Ketahuilah, konsep diri seorang anak berasal dari pengetahuan yang baik tentang dirinya secara positif, baik itu mengenai mood, temperamen, motivasi, maupun intensinya dalam suatu lingkungan. Tidak cukup sampai di situ, anak juga harus dapat mengutarakan pendapatnya, keinginannya, kebutuhannya, kekecewaannya, kejengkelannya, atau apa pun yang berkecamuk dalam dirinya. Sehingga, dia bisa dipahami dan diterima secara baik oleh lingkungannya. Penerimaan ini akan membuat dirinya menjadi lebih nyaman.

  1. Kecerdasan Interpersonal
Kemampuan personal merupakan suatu keterampilan sosial yang berkaitan dengan ranah afektif dan emosi, seperti masalah etika, motivasi, moral, dan hati nurani.
Kemampuan personal akan menumbuh suburkan nilai-nilai kebaikan universal pada diri anak. Dia diharapkan berkembang menjadi pribadi yang berwatak dan berbudi pekerti luhur, santun, saling menghormati, dan menghargai sesama.
Kemampuan personal yang berkembang baik dapat mengembangkan pula kecerdasan spiritual anak. Dia akan mengerti bahwa dirinya sebagai manusia, hakikatnya adalah pencitraan dari kekuasaan Tuhan sebagai pencipta alam ini.
Ada beberapa komponen yang bisa diterapkan dalam kegiatan keseharian yang bisa membantu anak mengembangkan kemampuan interpersonalnya, antara lain :
  • Komunikasi.
Sering, anak yang tidak dibiasakan berkomunikasi tidak bisa mengungkapkan keinginannya sehingga dia cenderung menjadi pribadi yang tertutup dan mudah “meledak”. Di sinilah guru diharapkan bisa membantu anak belajar menyampaikan kebutuhan, keinginan, hambatan, harapan, pendapat, dan lainnya, baik secara verbal maupun nonverbal. Untuk komunikasi verbal, caranya dengan sering memancing anak mengungkapkan pendapat mengenai berbagai hal. Sementara kemampuan komunikasi nonverbal bisa digali lewat bahasa tubuh dan ekspresi wajah atau lewat gambar.
  • Hubungan dengan orang lain.
Seorang guru dituntut untuk mampu mengenalkan anak pada etika, nilai, dan kebiasaan yang berlaku pada masyarakatnya. Kalau di dalamnya ada beragam suku dan mungkin beragam bangsa dengan adat kebiasaan dan tata krama berbeda.
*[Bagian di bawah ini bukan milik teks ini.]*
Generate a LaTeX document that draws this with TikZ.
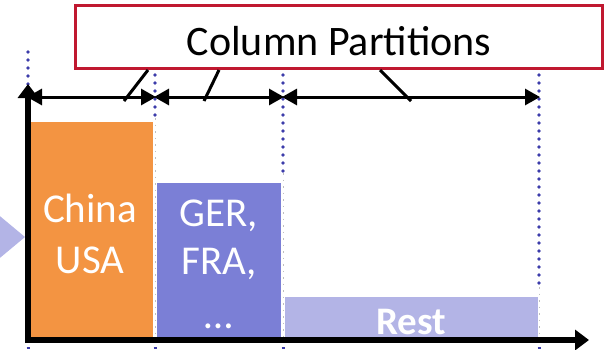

Biasakanlah anak untuk mengucapkan terima kasih kepada orang lain, berbagi makanan dengan teman-temannya, dan bagaimana bersikap kepada sesama, kepada orang yang lebih muda atau orang yang lebih tua. Insya Allah, anak akan tumbuh menjadi anak yang berbudi luhur.
  • Kasih sayang.
Ajarkan anak untuk memiliki rasa kasih sayang pada sesama, seperti pada orangtua, teman, guru, dan orang lain. Misalnya, mengunjungi teman yang sakit atau tidak menggangu teman yang lain adalah contoh kasih sayang terhadap teman yang bisa diajarkan di sekolah.
Begitu pula terhadap makhluk hidup lainnya, seperti tanaman dan binatang piaraan. Misalnya, hewan piaraan harus diberi makan dan minum, serta dibersihkan kandangnya.